Hong Kong’s Legco president rejects vast majority of pan-democrats’ budget amendments – 24 Apr 2017

  • The president of Hong Kong’s Legislative Council on 24 Apr 17 dismissed three-quarters of amendments to the government budget, in an apparent bid to cut short the pan-democrats’ planned filibuster.
  • Of 742 tabled amendments, Andrew Leung Kwan-yuen admitted just 185. He said the rest were “unintelligible, inaccurate, frivolous or meaningless”.
  • Leung said legislator “Long Hair” Leung Kwok-hung, who hoped to fight for a universal pension scheme by dragging out the debate, had proposed 522 amendments alone. The League of Social Democrats legislator only had 28 amendments approved.
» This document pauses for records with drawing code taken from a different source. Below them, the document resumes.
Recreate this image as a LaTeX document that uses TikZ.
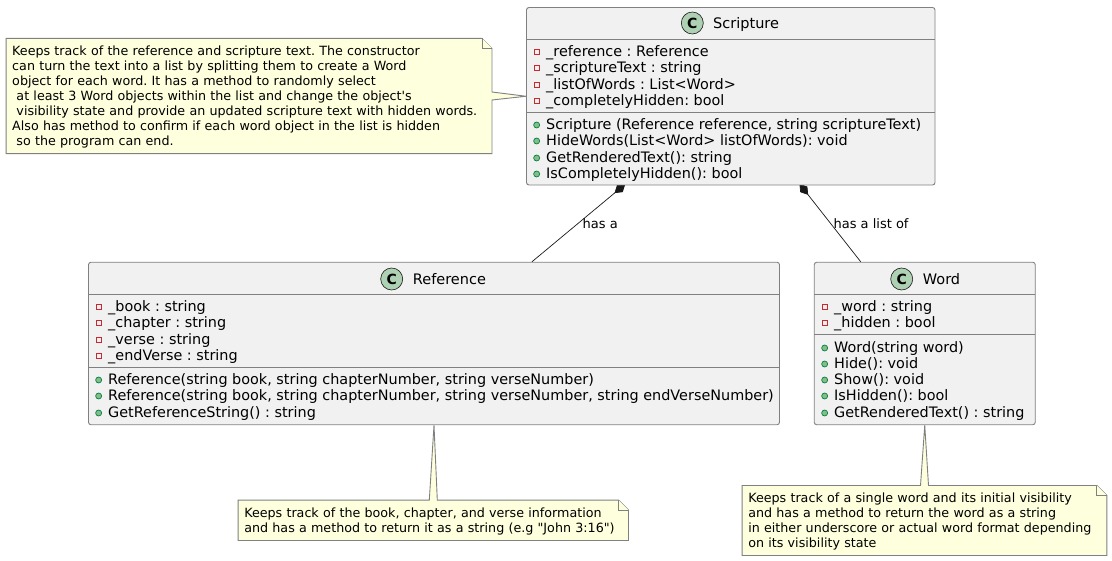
\documentclass[tikz,border=0pt]{standalone}
\usepackage{fontspec}
\newfontfamily\umlfont{DejaVu Sans}
\usetikzlibrary{calc,arrows.meta,backgrounds}
\definecolor{boxfill}{HTML}{F1F1F1}
\definecolor{notefill}{HTML}{FEFFDD}
\definecolor{umlline}{HTML}{181818}
\definecolor{boxline}{HTML}{808080}
\definecolor{spotfill}{HTML}{ADD1B2}
\definecolor{privred}{HTML}{C82930}
\definecolor{pubfill}{HTML}{84BE84}
\definecolor{publine}{HTML}{038048}
\tikzset{
  classbox/.style={draw=boxline,fill=boxfill,line width=0.9pt,rounded corners=2.5pt,inner sep=0pt},
  classline/.style={draw=boxline,line width=0.9pt},
  noteline/.style={draw=boxline,fill=notefill,line width=0.9pt},
  notetext/.style={inner sep=0pt,inner xsep=6pt,align=left,execute at begin node={\rule{0pt}{11.7pt}},font=\umlfont\frenchspacing\fontsize{12.7}{15.13}\selectfont},
  spot/.style={circle,draw=umlline,fill=spotfill,line width=0.6pt,minimum size=22pt,inner sep=0pt,font=\umlfont\bfseries\fontsize{14}{16}\selectfont},
  classtitle/.style={anchor=west,inner sep=0pt,text height=14pt,text depth=3pt,font=\umlfont\fontsize{14.5}{16.3}\selectfont},
  member/.style={anchor=west,inner sep=0pt,text height=13.5pt,text depth=3pt,font=\umlfont\frenchspacing\fontsize{14.4}{16.3}\selectfont},
  privmark/.style={draw=privred,line width=0.7pt,rectangle,minimum size=5.5pt,inner sep=0pt,yshift=-1pt},
  pubmark/.style={draw=publine,fill=pubfill,line width=0.7pt,circle,minimum size=6pt,inner sep=0pt,yshift=-1pt},
  priv/.style={member,label={[privmark,label distance=6pt]left:{}}},
  pub/.style={member,label={[pubmark,label distance=6pt]left:{}}},
  composition/.style={draw=umlline,line width=0.7pt,shorten >=-2pt,-{Diamond[length=14pt,width=9pt,fill=umlline]}},
  edgelabel/.style={inner sep=4.5pt,text=black,font=\umlfont\fontsize{13}{15.13}\selectfont}
}
\begin{document}
\begin{tikzpicture}[x=1pt,y=-1pt]
\useasboundingbox (0,0) rectangle (1112,561);
\node[classbox,minimum width=408.5pt,minimum height=177.5pt] (Scripture) at (730.75,96.25) {};
\node[classbox,minimum width=691pt,minimum height=162.5pt] (Reference) at (434,343.5) {};
\node[classbox,minimum width=221pt,minimum height=162.5pt] (Word) at (924.75,343.5) {};
\draw[classline] (526.5,39.3) -- (935,39.3);
\draw[classline] (526.5,112.3) -- (935,112.3);
\draw[classline] (88.5,294.3) -- (779.5,294.3);
\draw[classline] (88.5,367.3) -- (779.5,367.3);
\draw[classline] (814.25,294.3) -- (1035.25,294.3);
\draw[classline] (814.25,334.9) -- (1035.25,334.9);
\node[spot] (ScriptureSpot) at (692.3,23) {C};
\node[spot] (ReferenceSpot) at (391.7,279) {C};
\node[spot] (WordSpot) at (901.7,279) {C};
\node[classtitle] (ScriptureTitle) at (713,23) {Scripture};
\node[classtitle] (ReferenceTitle) at (412.7,279) {Reference};
\node[classtitle] (WordTitle) at (922.7,279) {Word};
% Scripture
\node[priv] (sField1) at (546,51) {\_reference : Reference};
\node[priv] (sField2) at (546,67) {\_scriptureText : string};
\node[priv] (sField3) at (546,84) {\_listOfWords : List<Word>};
\node[priv] (sField4) at (546,100) {\_completelyHidden: bool};
\node[pub] (sMethod1) at (546,124) {Scripture (Reference reference, string scriptureText)};
\node[pub] (sMethod2) at (546,140) {HideWords(List<Word> listOfWords): void};
\node[pub] (sMethod3) at (546,157) {GetRenderedText(): string};
\node[pub] (sMethod4) at (546,173) {IsCompletelyHidden(): bool};
% Reference
\node[priv] (rField1) at (108,306) {\_book : string};
\node[priv] (rField2) at (108,322) {\_chapter : string};
\node[priv] (rField3) at (108,339) {\_verse : string};
\node[priv] (rField4) at (108,355) {\_endVerse : string};
\node[pub] (rMethod1) at (108,379) {Reference(string book, string chapterNumber, string verseNumber)};
\node[pub] (rMethod2) at (108,395) {Reference(string book, string chapterNumber, string verseNumber, string endVerseNumber)};
\node[pub] (rMethod3) at (108,412) {GetReferenceString() : string};
% Word
\node[priv] (wField1) at (834,306) {\_word : string};
\node[priv] (wField2) at (834,322) {\_hidden : bool};
\node[pub] (wMethod1) at (834,347) {Word(string word)};
\node[pub] (wMethod2) at (834,363) {Hide(): void};
\node[pub] (wMethod3) at (834,379) {Show(): void};
\node[pub] (wMethod4) at (834,395) {IsHidden(): bool};
\node[pub] (wMethod5) at (834,412) {GetRenderedText() : string};
% notes
\node[notetext,text width=473.5pt,minimum height=114.8pt] (ScriptureNote) at (249,96) {Keeps track of the reference and scripture text. The constructor\\can turn the text into a list by splitting them to create a Word\\object for each word. It has a method to randomly select\\\ at least 3 Word objects within the list and change the object's\\\ visibility state and provide an updated scripture text with hidden words.\\Also has method to confirm if each word object in the list is hidden\\\ so the program can end.};
\node[notetext,text width=378pt,minimum height=40pt] (ReferenceNote) at (433.3,520.3) {Keeps track of the book, chapter, and verse information\\and has a method to return it as a string (e.g "John 3:16")};
\node[notetext,text width=352.4pt,minimum height=69.6pt] (WordNote) at (924.5,520.5) {Keeps track of a single word and its initial visibility\\and has a method to return the word as a string\\in either underscore or actual word format depending\\on its visibility state};
\begin{scope}[on background layer]
\draw[composition] (Reference) -- (Scripture) node[edgelabel,midway,right] (hasA) {has a};
\draw[composition] (Word) -- (Scripture) node[edgelabel,midway,right,xshift=-2pt] (hasList) {has a list of};
\draw[noteline] (ScriptureNote.north west) -- ($(ScriptureNote.north east)+(-10,0)$) -- ($(ScriptureNote.north east)+(0,10)$) -- ($(ScriptureNote.east)+(0,-4)$) -- (Scripture.west) -- ($(ScriptureNote.east)+(0,4)$) -- (ScriptureNote.south east) -- (ScriptureNote.south west) -- cycle;
\draw[noteline] ($(ScriptureNote.north east)+(-10,0)$) -- ($(ScriptureNote.north east)+(-10,10)$) -- ($(ScriptureNote.north east)+(0,10)$);
\draw[noteline] (ReferenceNote.north west) -- ($(ReferenceNote.north)+(-4,0)$) -- (Reference.south) -- ($(ReferenceNote.north)+(4,0)$) -- ($(ReferenceNote.north east)+(-10,0)$) -- ($(ReferenceNote.north east)+(0,10)$) -- (ReferenceNote.south east) -- (ReferenceNote.south west) -- cycle;
\draw[noteline] ($(ReferenceNote.north east)+(-10,0)$) -- ($(ReferenceNote.north east)+(-10,10)$) -- ($(ReferenceNote.north east)+(0,10)$);
\draw[noteline] (WordNote.north west) -- ($(WordNote.north)+(-4,0)$) -- (Word.south) -- ($(WordNote.north)+(4,0)$) -- ($(WordNote.north east)+(-10,0)$) -- ($(WordNote.north east)+(0,10)$) -- (WordNote.south east) -- (WordNote.south west) -- cycle;
\draw[noteline] ($(WordNote.north east)+(-10,0)$) -- ($(WordNote.north east)+(-10,10)$) -- ($(WordNote.north east)+(0,10)$);
\end{scope}
\end{tikzpicture}
\end{document}
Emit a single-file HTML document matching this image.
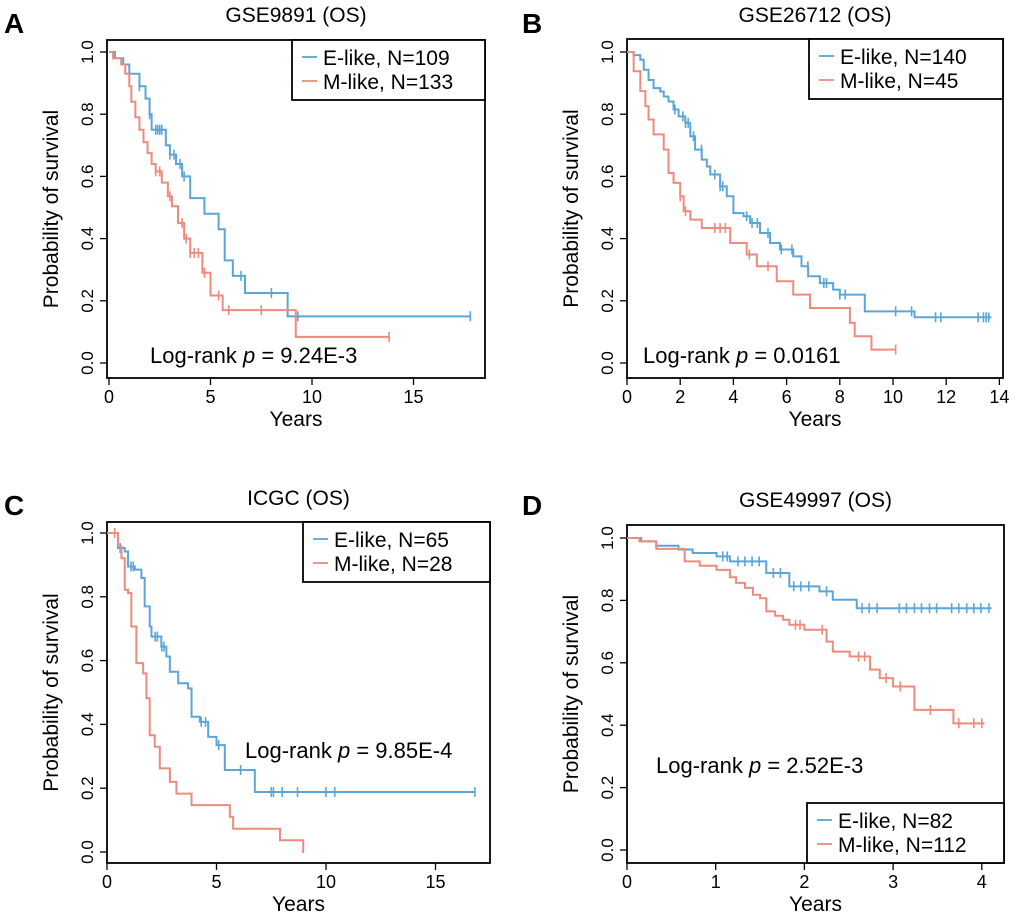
<!DOCTYPE html>
<html><head><meta charset="utf-8"><style>
body{margin:0;background:#fff}
svg{display:block;font-family:"Liberation Sans",Arial,sans-serif}
</style></head><body>
<svg id="fig" width="1020" height="921" viewBox="0 0 1020 921"></svg>
<script>
// ---- Panel A data (GSE9891) ----
const aBlueT=[0.3,0.7,1.0,1.5,1.8,2.0,2.1,2.8,3.0,3.3,3.6,4.0,4.7,5.4,5.7,6.1,6.7,8.8];
const aBlueS=[0.98,0.96,0.93,0.89,0.85,0.80,0.75,0.70,0.67,0.64,0.60,0.53,0.48,0.43,0.33,0.28,0.225,0.15];
const aBlueEnd=17.8;
const aBlueCens=[1.0,1.5,2.0,2.3,2.4,2.5,2.6,3.0,3.2,3.5,3.7,6.5,8.0,9.3,17.8];
const aRedT=[0.2,0.6,0.8,1.0,1.1,1.3,1.5,1.7,1.9,2.1,2.3,2.6,2.9,3.1,3.4,3.7,4.0,4.6,5.0,5.6,9.2];
const aRedS=[0.98,0.96,0.93,0.89,0.84,0.79,0.75,0.71,0.675,0.64,0.616,0.58,0.536,0.504,0.45,0.40,0.354,0.29,0.217,0.17,0.084];
const aRedEnd=13.8;
const aRedCens=[2.3,2.5,3.0,3.6,3.8,4.0,4.2,4.4,4.7,5.4,5.9,7.5,13.8];
// ---- Panel B data (GSE26712) ----
const bBlueT=[0.25,0.5,0.63,0.81,1.0,1.25,1.38,1.56,1.75,1.94,2.19,2.38,2.56,2.81,3.0,3.13,3.5,3.75,4.0,4.38,4.63,5.0,5.38,5.75,6.25,6.56,6.81,7.25,7.75,8.0,8.94,10.81];
const bBlueS=[0.99,0.975,0.943,0.91,0.884,0.873,0.857,0.841,0.815,0.793,0.772,0.729,0.686,0.654,0.632,0.606,0.568,0.536,0.482,0.472,0.45,0.418,0.386,0.365,0.343,0.311,0.279,0.257,0.236,0.22,0.166,0.147];
const bBlueEnd=13.7;
const bBlueCens=[1.8,2.1,2.2,2.3,2.5,2.8,3.3,3.5,3.6,4.5,4.7,4.9,5.3,5.8,6.2,6.8,7.4,7.5,8.0,8.2,10.1,10.7,11.6,11.8,13.2,13.4,13.5,13.6];
const bRedT=[0.25,0.5,0.69,0.81,1.0,1.38,1.56,1.75,2.0,2.13,2.38,2.81,3.88,4.5,4.88,5.63,6.25,6.88,8.38,8.56,9.19];
const bRedS=[0.938,0.874,0.826,0.783,0.735,0.686,0.611,0.579,0.536,0.488,0.461,0.434,0.386,0.349,0.311,0.263,0.22,0.177,0.129,0.086,0.043];
const bRedEnd=10.1;
const bRedCens=[2.0,2.2,3.3,3.5,3.7,4.6,5.3,10.1];
// ---- Panel C data (ICGC) ----
const cBlueT=[0.5,0.81,0.96,1.27,1.57,1.72,1.95,2.03,2.48,2.71,2.87,3.25,3.70,3.86,4.24,4.62,5.0,5.38,6.75];
const cBlueS=[0.953,0.942,0.895,0.885,0.859,0.77,0.707,0.675,0.644,0.613,0.565,0.529,0.513,0.424,0.408,0.361,0.335,0.257,0.188];
const cBlueEnd=16.8;
const cBlueCens=[0.6,1.1,1.2,2.2,2.3,2.5,2.6,4.3,4.5,5.1,6.1,7.5,7.6,8.0,8.7,10.0,10.4,16.8];
const cRedT=[0.5,0.66,0.81,0.96,1.11,1.34,1.65,1.80,1.95,2.18,2.41,2.87,3.17,3.86,5.61,5.76,7.90,8.96];
const cRedS=[0.958,0.921,0.822,0.812,0.707,0.592,0.56,0.482,0.366,0.33,0.262,0.22,0.183,0.147,0.11,0.073,0.037,0.0];
const cRedEnd=9.0;
const cRedCens=[0.35];
// ---- Panel D data (GSE49997) ----
const dBlueT=[0.16,0.33,0.58,0.74,1.01,1.16,1.57,1.83,2.17,2.32,2.59];
const dBlueS=[0.989,0.975,0.963,0.952,0.941,0.925,0.888,0.845,0.829,0.802,0.775];
const dBlueEnd=4.11;
const dBlueCens=[1.08,1.13,1.25,1.33,1.41,1.49,1.65,1.73,1.88,1.96,2.05,2.25,2.65,2.73,2.82,3.07,3.15,3.24,3.32,3.41,3.49,3.66,3.74,3.83,3.91,3.99,4.08];
const dRedT=[0.14,0.33,0.65,0.82,1.01,1.16,1.23,1.33,1.42,1.50,1.57,1.67,1.76,1.83,2.0,2.25,2.32,2.51,2.74,2.85,3.0,3.24,3.68];
const dRedS=[0.989,0.965,0.925,0.911,0.898,0.874,0.856,0.84,0.818,0.807,0.765,0.751,0.738,0.722,0.706,0.668,0.636,0.62,0.578,0.551,0.524,0.449,0.406];
const dRedEnd=4.03;
const dRedCens=[1.9,1.95,2.2,2.61,2.68,2.92,3.08,3.42,3.74,3.91,4.0];
// tick labels
const yTicks=["0.0","0.2","0.4","0.6","0.8","1.0"];
const aXTicks=[0,5,10,15];
const bXTicks=[0,2,4,6,8,10,12,14];
const cXTicks=[0,5,10,15];
const dXTicks=[0,1,2,3,4];

const NS="http://www.w3.org/2000/svg";
const svg=document.getElementById('fig');
const BLUE="#5aa6d9", RED="#ee8b7c";
function mk(tag,attrs,parent){const e=document.createElementNS(NS,tag);for(const k in attrs)e.setAttribute(k,attrs[k]);(parent||svg).appendChild(e);return e;}
function txt(s,attrs,parent){const e=mk('text',attrs,parent);e.textContent=s;return e;}

function panel(cfg){
  const g=mk('g',{});
  
  
  const {L,T,R,B,x0px,xPerUnit,y1,y0}=cfg;
  const X=t=>x0px+t*xPerUnit;
  const Y=s=>y0+(y1-y0)*s;
  const box=mk('rect',{x:L,y:T,width:R-L,height:B-T,fill:'none',stroke:'#000','stroke-width':1.8},g);
  
  
  yTicks.forEach((lab,i)=>{
    const v=i*0.2, y=Y(v);
    const tk=mk('line',{x1:L-7,x2:L,y1:y,y2:y,stroke:'#000','stroke-width':1.3},g);
    
    
    const t=txt(lab,{x:L-14,y:y,'font-size':17,'text-anchor':'middle',transform:`rotate(-90 ${L-14} ${y})`},g);
    
    
  });
  cfg.xt.forEach(v=>{
    const x=X(v);
    const tk=mk('line',{x1:x,x2:x,y1:B,y2:B+7,stroke:'#000','stroke-width':1.3},g);
    
    
    const t=txt(String(v),{x:x,y:B+25,'font-size':18,'text-anchor':'middle'},g);
    
    
  });
  const xl=txt('Years',{x:(L+R)/2,y:B+48,'font-size':21,'text-anchor':'middle'},g);
  
  
  const yc=(T+B)/2;
  const yx=cfg.L>500?578:58;
  const yl=txt('Probability of survival',{x:yx,y:yc,'font-size':21,'text-anchor':'middle',transform:`rotate(-90 ${yx} ${yc})`},g);
  
  
  const ti=txt(cfg.title,{x:(L+R)/2,y:cfg.titleY,'font-size':21,'text-anchor':'middle'},g);
  
  
  const le=txt(cfg.letter,{x:cfg.letterX,y:cfg.letterY,'font-size':28,'font-weight':'bold'},g);
  
  
  function curve(times,surv,end,cens,color,nm){
    let d=`M${X(0)},${Y(1)}`;
    times.forEach((t,i)=>{d+=` H${X(t)} V${Y(surv[i])}`;});
    d+=` H${X(end)}`;
    const p=mk('path',{d:d,fill:'none',stroke:color,'stroke-width':2},g);
    
    
    cens.forEach(c=>{
      let sv=1;times.forEach((t,i)=>{if(t<=c)sv=surv[i];});
      const x=X(c),y=Y(sv);
      const cm=mk('line',{x1:x,x2:x,y1:y-5,y2:y+5,stroke:color,'stroke-width':1.6},g);
      
      
    });
  }
  curve(cfg.bt,cfg.bs,cfg.be,cfg.bc,BLUE,'e-like');
  curve(cfg.rt,cfg.rs,cfg.re,cfg.rc,RED,'m-like');
  const pt=txt('',{x:cfg.pX,y:cfg.pY,'font-size':22},g);
  
  
  const s1=mk('tspan',{},pt);s1.textContent='Log-rank ';
  const s2=mk('tspan',{'font-style':'italic'},pt);s2.textContent='p';
  const s3=mk('tspan',{},pt);s3.textContent=' = '+cfg.p;
  const lg=mk('g',{},g);
  
  
  const [lx,ly,lw,lh]=cfg.leg;
  mk('rect',{x:lx,y:ly,width:lw,height:lh,fill:'#fff',stroke:'#000','stroke-width':1.8},lg);
  [[BLUE,cfg.l1,'legend-entry-e-like'],[RED,cfg.l2,'legend-entry-m-like']].forEach((e,i)=>{
    const yy=ly+17+i*24;
    const ln=mk('line',{x1:lx+10,x2:lx+25,y1:yy,y2:yy,stroke:e[0],'stroke-width':1.8},lg);
    
    
    const t=txt(e[1],{x:lx+31,y:yy+8,'font-size':21},lg);
    
    
  });
}

panel({name:'panel-a',L:107,T:40,R:485,B:378,x0px:109,xPerUnit:20.3,y1:52,y0:363,xt:aXTicks,
 title:'GSE9891 (OS)',titleY:22,letter:'A',letterX:4,letterY:33,
 bt:aBlueT,bs:aBlueS,be:aBlueEnd,bc:aBlueCens,rt:aRedT,rs:aRedS,re:aRedEnd,rc:aRedCens,
 pX:150,pY:363,p:'9.24E-3',leg:[292,40,193,60],l1:'E-like, N=109',l2:'M-like, N=133'});
panel({name:'panel-b',L:627,T:39,R:1003,B:378,x0px:627,xPerUnit:26.6,y1:52,y0:363,xt:bXTicks,
 title:'GSE26712 (OS)',titleY:22,letter:'B',letterX:522,letterY:33,
 bt:bBlueT,bs:bBlueS,be:bBlueEnd,bc:bBlueCens,rt:bRedT,rs:bRedS,re:bRedEnd,rc:bRedCens,
 pX:643,pY:363,p:'0.0161',leg:[809,39,194,60],l1:'E-like, N=140',l2:'M-like, N=45'});
panel({name:'panel-c',L:107,T:522,R:490,B:863,x0px:107,xPerUnit:21.9,y1:533,y0:852,xt:cXTicks,
 title:'ICGC (OS)',titleY:505,letter:'C',letterX:4,letterY:515,
 bt:cBlueT,bs:cBlueS,be:cBlueEnd,bc:cBlueCens,rt:cRedT,rs:cRedS,re:cRedEnd,rc:cRedCens,
 pX:245,pY:758,p:'9.85E-4',leg:[303,522,187,60],l1:'E-like, N=65',l2:'M-like, N=28'});
panel({name:'panel-d',L:627,T:525,R:1004,B:863,x0px:627,xPerUnit:88.7,y1:538,y0:850,xt:dXTicks,
 title:'GSE49997 (OS)',titleY:507,letter:'D',letterX:522,letterY:515,
 bt:dBlueT,bs:dBlueS,be:dBlueEnd,bc:dBlueCens,rt:dRedT,rs:dRedS,re:dRedEnd,rc:dRedCens,
 pX:656,pY:773,p:'2.52E-3',leg:[807,803,197,60],l1:'E-like, N=82',l2:'M-like, N=112'});
</script>
</body></html>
  • Leung Kwok-hung slammed the president’s ruling. He accused him of seeing the legislature as a body that green-lights whatever bills and motions the administration submits.
  • The radical pan-democrat also vowed to consider launching a judicial review against the president’s ruling, as he urged his allies in the legislature to force the issue.
  • The legislature will start scrutinising the annual appropriation bill on 26 Apr 17, the first such bill drafted by Paul Chan Mo-po. Chan became financial secretary after his predecessor John Tsang Chun-wah quit to run in the chief executive race, losing to Lam.
  • Pan-democrats were planning the shortest filibuster on the budget for five years by filing only 742 amendments in 2017, against the 2,158 amendments they tabled in 2016.